Removing his teenage son from life support was the "hardest thing I've ever had to do," Richard Farris said Thursday.
The second-hardest thing was to not let anyone seek revenge against the young man accused of killing him, Farris said outside the courtroom where Eurie Nunley is on trial for murder.
"I didn't want violence to lead to more violence," he said.
Nunley, 22, of the Hill District, is charged with homicide in the slaying of Darwin Palmer, 17, of Bloomfield, in April 2003 when he was gunned down outside a Hill District high-rise. He also is scheduled to stand trial later for the January 2004 fatal shooting of Kevin Somerville, 23, of Turtle Creek, who prosecutors said could have testified against Nunley.
Palmer, a junior at McNaugher Education Center in the North Side, identified his assailant before losing consciousness in a pool of his own blood, a Pittsburgh Housing Authority Police officer testified as the trial began before Allegheny County Common Pleas Judge Donald E. Machen.
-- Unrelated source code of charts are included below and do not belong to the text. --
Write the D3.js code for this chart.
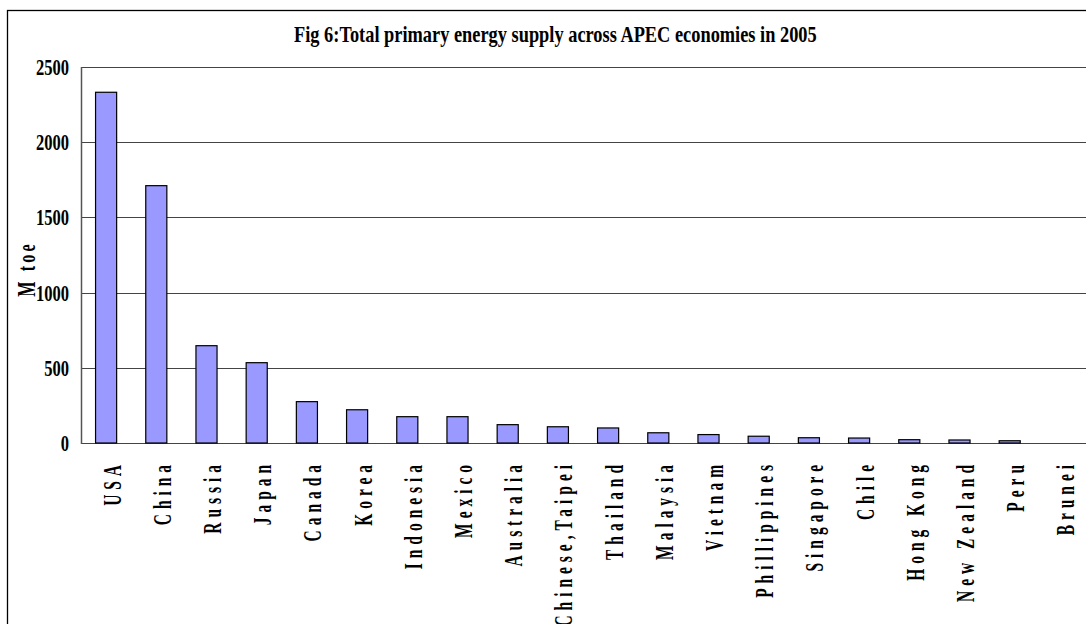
<!DOCTYPE html>
<html>
<head>
<meta charset="utf-8">
<script src="https://cdn.jsdelivr.net/npm/d3@7"></script>
<style>
  html, body { margin: 0; padding: 0; background: #fff; }
  svg { display: block; }
  text { font-family: "Liberation Serif", "Times New Roman", serif; font-weight: bold; fill: #000; }
</style>
</head>
<body>
<script>
const categories = ["USA", "China", "Russia", "Japan", "Canada", "Korea", "Indonesia", "Mexico",
  "Australia", "Chinese,Taipei", "Thailand", "Malaysia", "Vietnam", "Phillippines", "Singapore",
  "Chile", "Hong Kong", "New Zealand", "Peru", "Brunei"];
const values = [2332, 1711, 647, 534, 275, 221, 175, 175, 122, 108, 100, 68, 56, 45, 35, 33, 22, 20, 15, 0];
const yTicks = [0, 500, 1000, 1500, 2000, 2500];
const titleText = "Fig 6:Total primary energy supply across APEC economies in 2005";
const yTitle = "M toe";

(function () {
const W = 1086, H = 624;
const svg = d3.select("body").append("svg").attr("width", W).attr("height", H);

// outer frame (extends beyond the picture on right and bottom)
svg.append("rect").attr("x", 7.5).attr("y", 10.5).attr("width", 1200).attr("height", 800)
  .attr("fill", "none").attr("stroke", "#000").attr("stroke-width", 1.3);

const pLeft = 81, pRight = 1085, pTop = 67, pBottom = 443;
const x = d3.scaleBand().domain(categories).range([pLeft, pRight]).paddingInner(0.58).paddingOuter(0.29);
const y = d3.scaleLinear().domain([0, 2500]).range([pBottom, pTop]);

// gridlines
svg.append("g").selectAll("line").data(yTicks).join("line")
  .attr("x1", pLeft).attr("x2", W)
  .attr("y1", d => Math.round(y(d)) + 0.5).attr("y2", d => Math.round(y(d)) + 0.5)
  .attr("stroke", "#444").attr("stroke-width", 1.1);

// y axis line
svg.append("line").attr("x1", pLeft + 0.5).attr("x2", pLeft + 0.5).attr("y1", pTop).attr("y2", pBottom + 1)
  .attr("stroke", "#555").attr("stroke-width", 1.5);

// bars
svg.append("g").selectAll("rect").data(values).join("rect")
  .attr("x", (d, i) => x(categories[i]))
  .attr("y", d => y(d))
  .attr("width", x.bandwidth())
  .attr("height", d => pBottom - y(d))
  .attr("fill", "#9999ff").attr("stroke", "#000").attr("stroke-width", 1.2);

// y tick labels (condensed)
svg.append("g").selectAll("text").data(yTicks).join("text")
  .attr("transform", d => `translate(69,${y(d) + 8}) scale(0.69,1)`)
  .attr("text-anchor", "end").attr("font-size", 24).text(d => d);

// category labels (rotated, condensed, letter-spaced)
svg.append("g").selectAll("text").data(categories).join("text")
  .attr("transform", d => `translate(${x(d) + x.bandwidth() / 2 + 14.5},460) rotate(-90) scale(0.62,1)`)
  .attr("text-anchor", "end").attr("font-size", 25).attr("letter-spacing", 8).text(d => d);

// y title
svg.append("text")
  .attr("transform", `translate(35,269) rotate(-90) scale(0.62,1)`)
  .attr("text-anchor", "middle").attr("font-size", 26).attr("letter-spacing", 5).text(yTitle);

// title, condensed to fit
const t = svg.append("text").attr("font-size", 24).text(titleText);
const len = t.node().getComputedTextLength();
const s = 523 / len;
t.attr("transform", `translate(294,41.7) scale(${s},1)`);
})();
</script>
</body>
</html>
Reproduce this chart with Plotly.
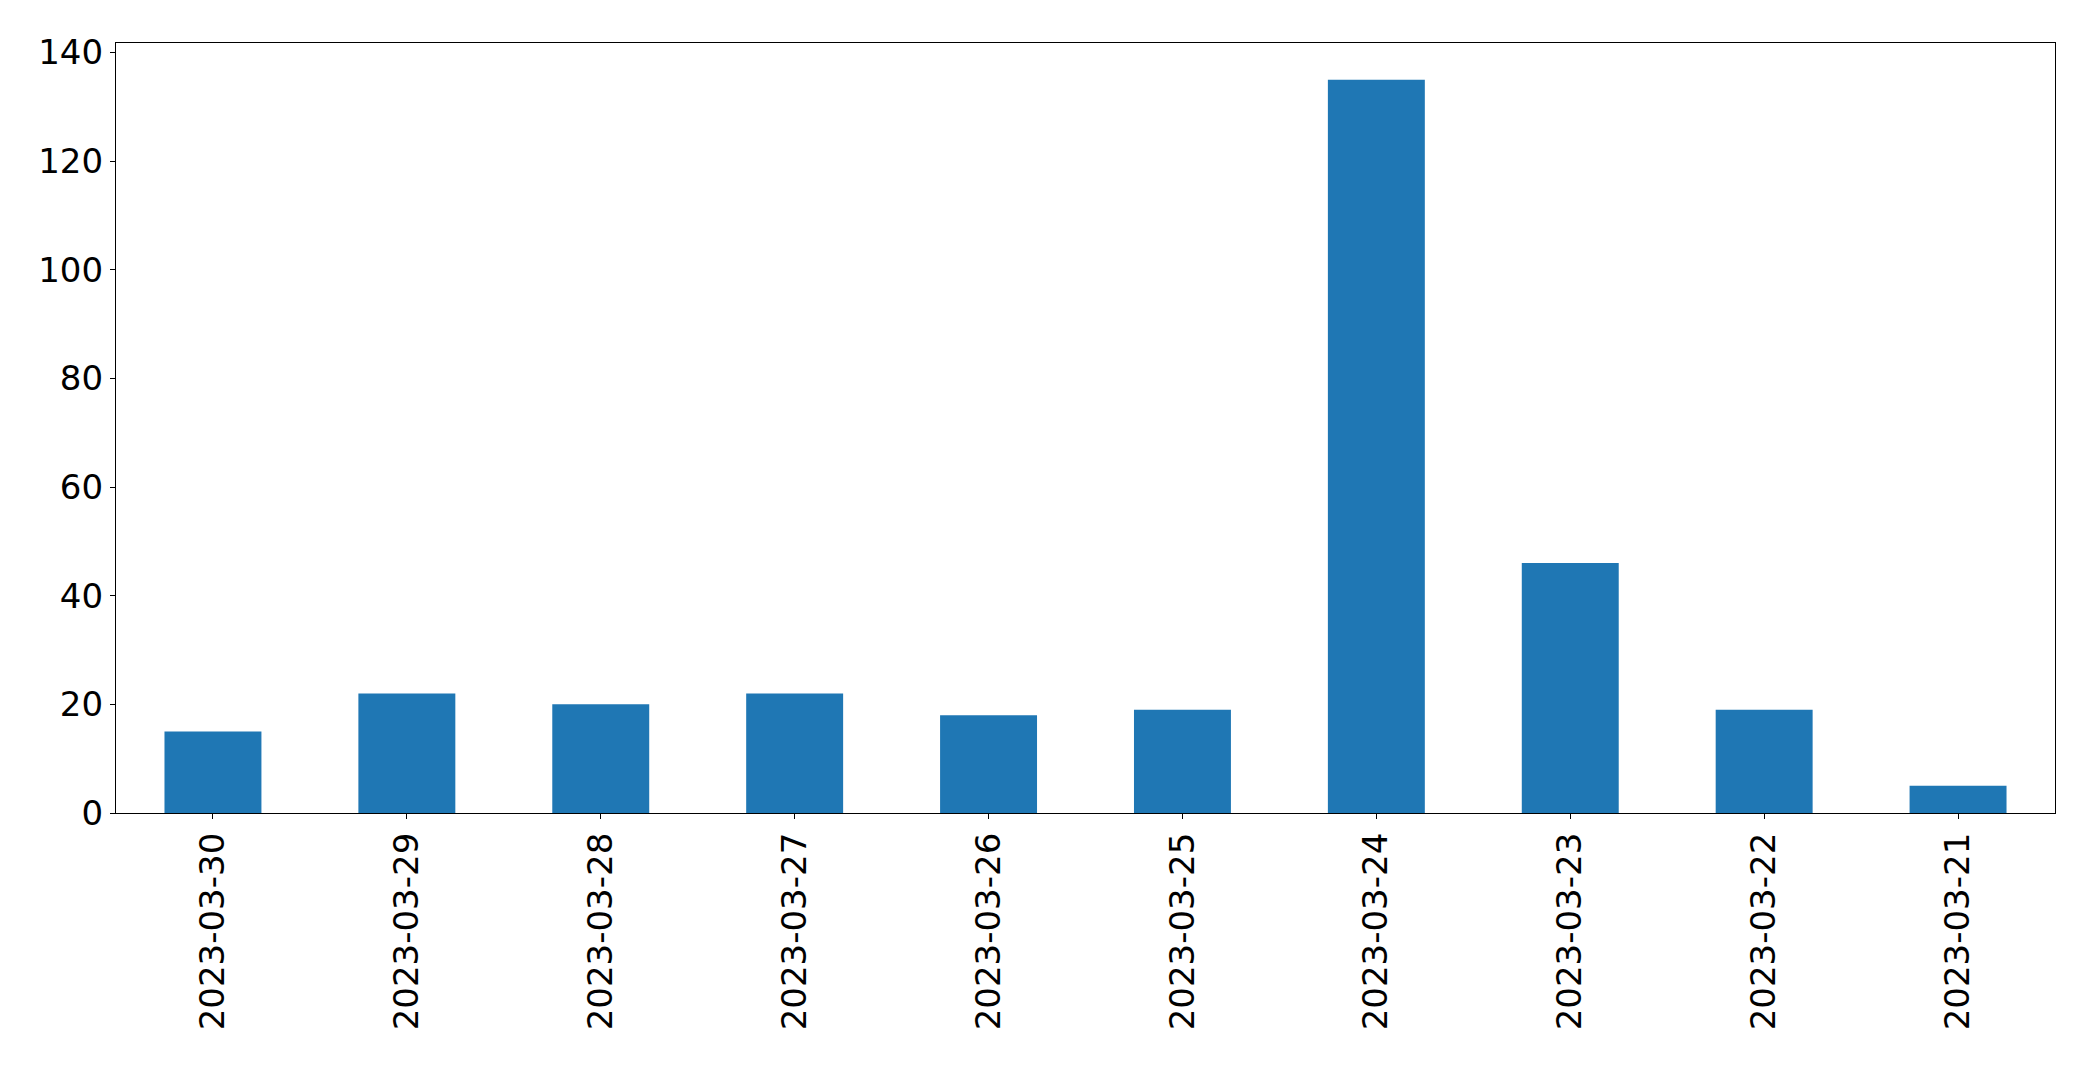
import plotly.graph_objects as go

dates = ["2023-03-30", "2023-03-29", "2023-03-28", "2023-03-27", "2023-03-26",
         "2023-03-25", "2023-03-24", "2023-03-23", "2023-03-22", "2023-03-21"]
counts = [15, 22, 20, 22, 18, 19, 135, 46, 19, 5]
y_ticks = [0, 20, 40, 60, 80, 100, 120, 140]

fig = go.Figure(go.Bar(x=dates, y=counts, marker=dict(color="#1f77b4", line=dict(width=0)), width=0.5))

font = dict(family="DejaVu Sans", size=34, color="black")
fig.update_layout(
    width=2093, height=1065,
    margin=dict(l=108, r=46, t=35, b=260, autoexpand=False),
    paper_bgcolor="white", plot_bgcolor="white",
    showlegend=False,
    font=font,
)
fig.update_xaxes(type="category", range=[-0.5, 9.5], tickangle=-90, automargin=False,
                 showline=True, linecolor="black", linewidth=1.3, mirror=True,
                 ticks="outside", ticklen=5, tickwidth=1.3, tickcolor="black",
                 showgrid=False, tickfont=font)
fig.update_yaxes(range=[0, 141.75], tickvals=y_ticks, automargin=False,
                 showline=True, linecolor="black", linewidth=1.3, mirror=True,
                 ticks="outside", ticklen=5, tickwidth=1.3, tickcolor="black",
                 showgrid=False, zeroline=False, tickfont=font)

fig.write_html("out.html")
"I got down on the ground and sat next to him. I asked who shot him, and he asked if (he) was going to die," said the officer, James Payne. "I said, 'I don't know. It doesn't look good.'
"I asked him again who shot and he said, 'Eurie shot me,' " Payne continued. "I said, 'Eurie Nunley shot you?' And he said yes."
Police officers knew Nunley from when he was pistol-whipped and shoved into a car in nearby Elmore Square in July 2002 by several gunmen. At least one witness identified Palmer's older brother, Richard Palmer, as one of the kidnappers, although he was never charged.
Investigators suspect Nunley killed Darwin Palmer -- whom they consider to be an innocent victim -- as revenge.
"He just rolled right up and said, 'I want your brother, but since I found you --' and started shooting," Farris said. "Now I grew up in the streets, too. But you don't just shoot an innocent kid over nothing."
A witness, Victor Noel, 30, of the Hill District, initially told police he saw a yellow Ford Mustang speed away from the shooting scene. That car, which was rented, was found a few minutes later in front of Nunley's home.
But Noel yesterday recanted that statement to police and testified, "I didn't see nothing -- at all."
During the investigation, Somerville told police he rented the Mustang and let Nunley borrow it that day. But Somerville was killed -- also with an assault rifle -- before he could testify.
"It's hard sitting in court thinking about all he did," said Farris, 40, who recalled his son as a "big athlete with big dreams."
"He got into fights, normal teenage stuff, but he was really a good kid," Farris said.
A father of two small children, Darwin Palmer played basketball and football and enjoyed visiting his older sister, Teshia Palmer, and three nephews in the Hill District.
"We all miss him," Teshia Palmer said.
Police in Elizabeth, N.J., also identified Nunley as a suspect in a fatal shooting there in April 2004. He has not been charged with that killing.
Nunley's trial is scheduled to resume Tuesday.